▸ Task objective
Transcribe the listing verbatim. Do not carry over any pictures.
··········
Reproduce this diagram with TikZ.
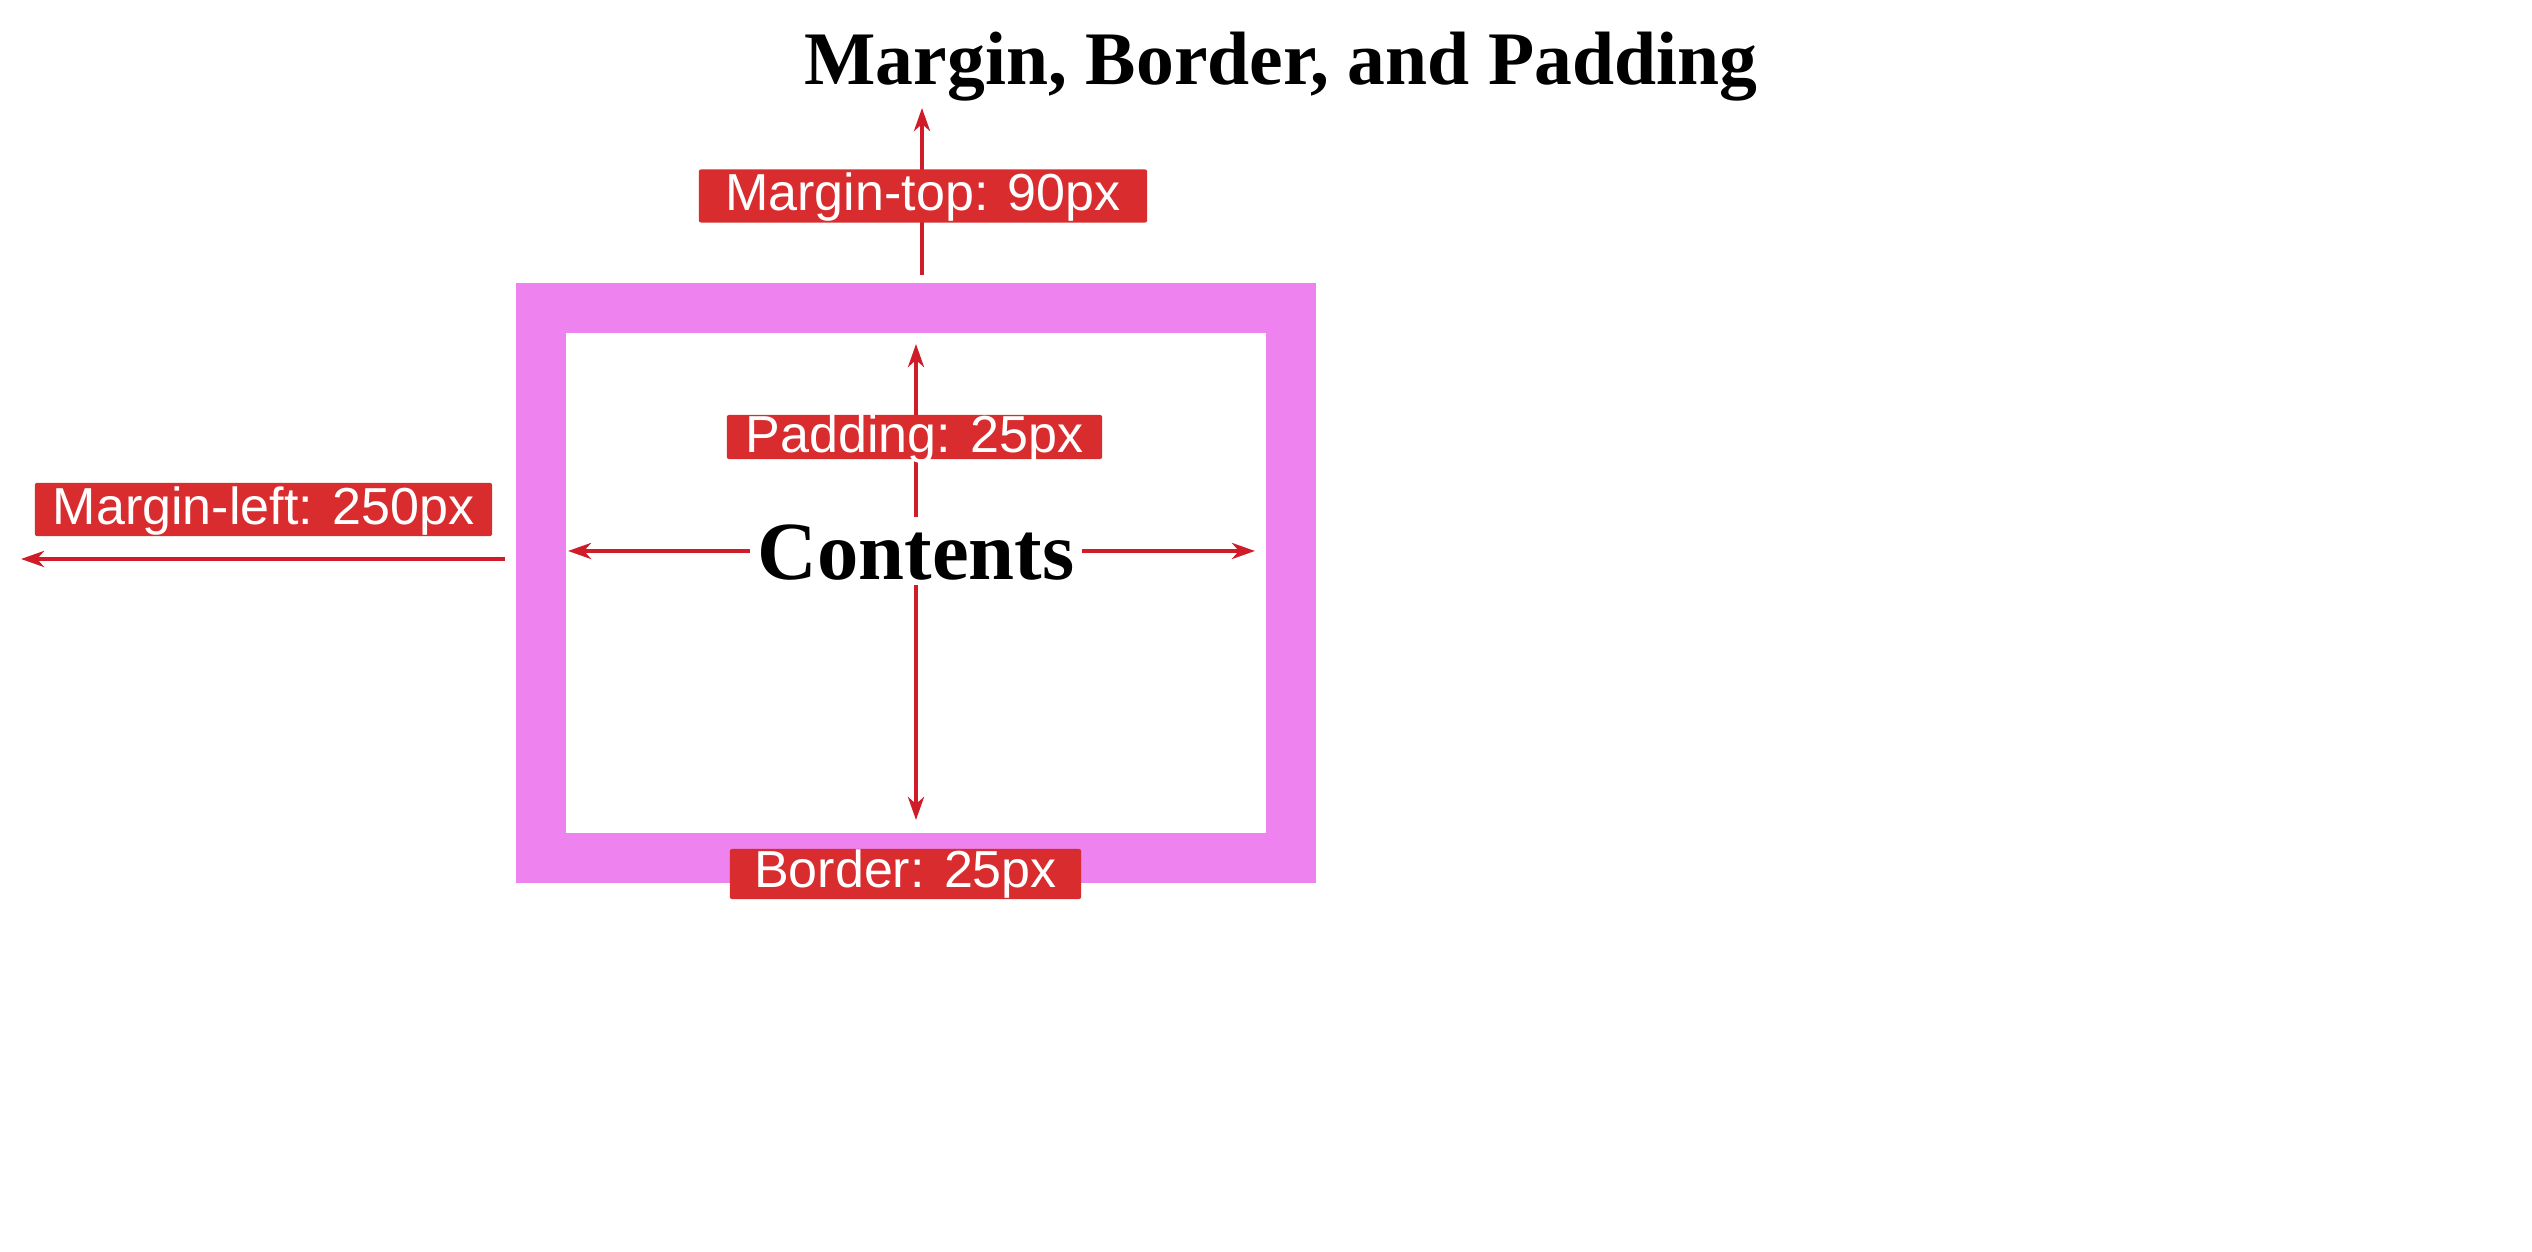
\documentclass[tikz,border=0pt]{standalone}
\usepackage{fontspec}
\setmainfont{Liberation Serif}
\setsansfont{Liberation Sans}
\usetikzlibrary{arrows.meta,calc}

\definecolor{boxviolet}{RGB}{238,130,238}
\definecolor{labelred}{RGB}{216,44,46}
\definecolor{arrowred}{RGB}{208,28,40}

\tikzset{
	arrowline/.style = {draw=arrowred, line width=0.04cm, -{Stealth[length=0.23cm,width=0.16cm,inset=0.07cm]}},
	tag/.style = {fill=labelred, text=white, rounded corners=0.02cm, font=\sffamily\fontsize{14.8}{16}\selectfont,
		inner xsep=0pt, inner ysep=0pt, text height=0.41cm, text depth=0.12cm}
}

\begin{document}
\begin{tikzpicture}[x=0.01cm, y=-0.01cm]
	\useasboundingbox (0,0) rectangle (2532,1252);
	% box with border
	\node[draw=boxviolet, line width=0.5cm, minimum width=7.5cm, minimum height=5.5cm, inner sep=0pt] (border) at (916,583) {};
	\node[anchor=base, font=\bfseries\fontsize{21.5}{24}\selectfont] (title) at (1281,85) {Margin, Border, and Padding};
	\node[anchor=base, font=\bfseries\fontsize{23.5}{26}\selectfont, inner xsep=0.07cm, inner ysep=0.04cm, text height=0.58cm, text depth=0pt] (contents) at (916,580) {Contents};
	% free arrow ends
	\coordinate (mttip) at (922,108);
	\coordinate (mltip) at (21,559);
	\coordinate (padtop) at (917,344);
	\coordinate (padbot) at (917,820);
	\coordinate (padleft) at (568,553);
	\coordinate (padright) at (1255,553);
	% arrows
	\draw[arrowline] ($(border.north -| mttip)+(0,-8)$) -- (mttip);
	\draw[arrowline, line width=0.045cm] ($(border.west |- mltip)+(-11,0)$) -- (mltip);
	\draw[arrowline] (contents.north) -- (contents.north |- padtop);
	\draw[arrowline] (contents.south) -- (contents.south |- padbot);
	\draw[arrowline] (contents.west) -- (contents.west -| padleft);
	\draw[arrowline] (contents.east) -- (contents.east -| padright);
	% labels
	\node[tag, minimum width=4.48cm] (mtop) at (923,196) {Margin-top: 90px};
	\node[tag, minimum width=4.57cm] (mleft) at (263.5,509.5) {Margin-left: 250px};
	\node[tag, minimum width=3.75cm, text height=0.37cm, text depth=0.07cm] (pad) at (914.5,437) {Padding: 25px};
	\node[tag, minimum width=3.51cm, text height=0.38cm] (bord) at (905.5,874) {Border: 25px};
\end{tikzpicture}
\end{document}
··········
▸ Exercise result
Reproduce this diagram with TikZ.
\documentclass[tikz,border=0pt]{standalone}
\usepackage{fontspec}
\setmainfont{Liberation Serif}
\setsansfont{Liberation Sans}
\usetikzlibrary{arrows.meta,calc}

\definecolor{boxviolet}{RGB}{238,130,238}
\definecolor{labelred}{RGB}{216,44,46}
\definecolor{arrowred}{RGB}{208,28,40}

\tikzset{
	arrowline/.style = {draw=arrowred, line width=0.04cm, -{Stealth[length=0.23cm,width=0.16cm,inset=0.07cm]}},
	tag/.style = {fill=labelred, text=white, rounded corners=0.02cm, font=\sffamily\fontsize{14.8}{16}\selectfont,
		inner xsep=0pt, inner ysep=0pt, text height=0.41cm, text depth=0.12cm}
}

\begin{document}
\begin{tikzpicture}[x=0.01cm, y=-0.01cm]
	\useasboundingbox (0,0) rectangle (2532,1252);
	% box with border
	\node[draw=boxviolet, line width=0.5cm, minimum width=7.5cm, minimum height=5.5cm, inner sep=0pt] (border) at (916,583) {};
	\node[anchor=base, font=\bfseries\fontsize{21.5}{24}\selectfont] (title) at (1281,85) {Margin, Border, and Padding};
	\node[anchor=base, font=\bfseries\fontsize{23.5}{26}\selectfont, inner xsep=0.07cm, inner ysep=0.04cm, text height=0.58cm, text depth=0pt] (contents) at (916,580) {Contents};
	% free arrow ends
	\coordinate (mttip) at (922,108);
	\coordinate (mltip) at (21,559);
	\coordinate (padtop) at (917,344);
	\coordinate (padbot) at (917,820);
	\coordinate (padleft) at (568,553);
	\coordinate (padright) at (1255,553);
	% arrows
	\draw[arrowline] ($(border.north -| mttip)+(0,-8)$) -- (mttip);
	\draw[arrowline, line width=0.045cm] ($(border.west |- mltip)+(-11,0)$) -- (mltip);
	\draw[arrowline] (contents.north) -- (contents.north |- padtop);
	\draw[arrowline] (contents.south) -- (contents.south |- padbot);
	\draw[arrowline] (contents.west) -- (contents.west -| padleft);
	\draw[arrowline] (contents.east) -- (contents.east -| padright);
	% labels
	\node[tag, minimum width=4.48cm] (mtop) at (923,196) {Margin-top: 90px};
	\node[tag, minimum width=4.57cm] (mleft) at (263.5,509.5) {Margin-left: 250px};
	\node[tag, minimum width=3.75cm, text height=0.37cm, text depth=0.07cm] (pad) at (914.5,437) {Padding: 25px};
	\node[tag, minimum width=3.51cm, text height=0.38cm] (bord) at (905.5,874) {Border: 25px};
\end{tikzpicture}
\end{document}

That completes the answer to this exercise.